There's heartbreak, to be sure - opener "It Wasn't Real" is a candid and honest acknowledgement of deception and misguided hope. But "Don't Cry Baby" is a heartfelt plea for understanding and reconciliation, virtually a mirror-image take on the former tune, while "Please Don't Stop," mixing a New Orleans-funky beat with an almost doo-wop chorus and hand-claps, is just plain sexy.
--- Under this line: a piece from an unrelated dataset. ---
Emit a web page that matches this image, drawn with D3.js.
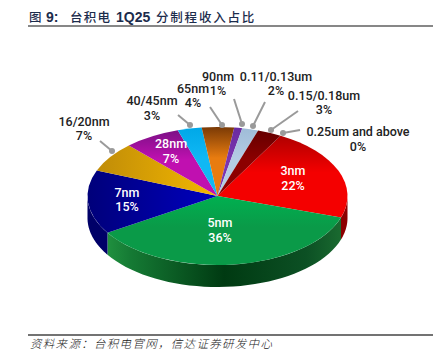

And it's hard to imagine anyone able to resist the come-hither-seductive "Wake Up Next To You," an absolute gem of a song, warm and sweetly sensual.
Elsewhere there's the moody, jazzy-bluesy "Walkin' Along The Avenue," jaunty romp featuring stellar harmonica from Dennis Gruenling, and the melancholic yet romantically hopeful "City By The Water," the genuinely touching "Write A Little Song With You," another irresistible invitation to old-fashioned romance. "Don't Wanna Be No Mother" is a frank exploration of shattered dreams and the loneliness of love that's withered and died, but "Oh Me, Oh My" is as bright and bouncy as its title would suggest, though its message is thoroughly down-to-earth. "Walkin' Shoes," the collection's closer, mixes hints of blues, gospel, and country for an uplifting ending to an exceptionally strong set.
Sicila's songwriting is uniformly excellent, and the arrangements are equally admirable. Spare and uncluttered, they still provide a richly textured backdrop, with lots of organ and sparkly piano from Jay Bryant and exquisitely tasteful guitar from numerous contributors. With horns on a handful as well, it's clear the Sicilia knows just what sound she wants, and the results are stunning. She's blessed with a robust voice, that's more than capable of rafter-rattling power, yet kissed with a sweet and beguiling warmth.
It Wasn't Real will no doubt be filed in the blues section, but this is no ordinary collection of 12-bar blues. The honesty and the sheer emotional expressiveness of the genre are there, but Sicilia's compositions are much richer and more revealing than mere repetitions of timeworn themes.
With excellent material, fine performances, and lots of warm and engaging personality, this one's absolutely top-notch - highly recommended!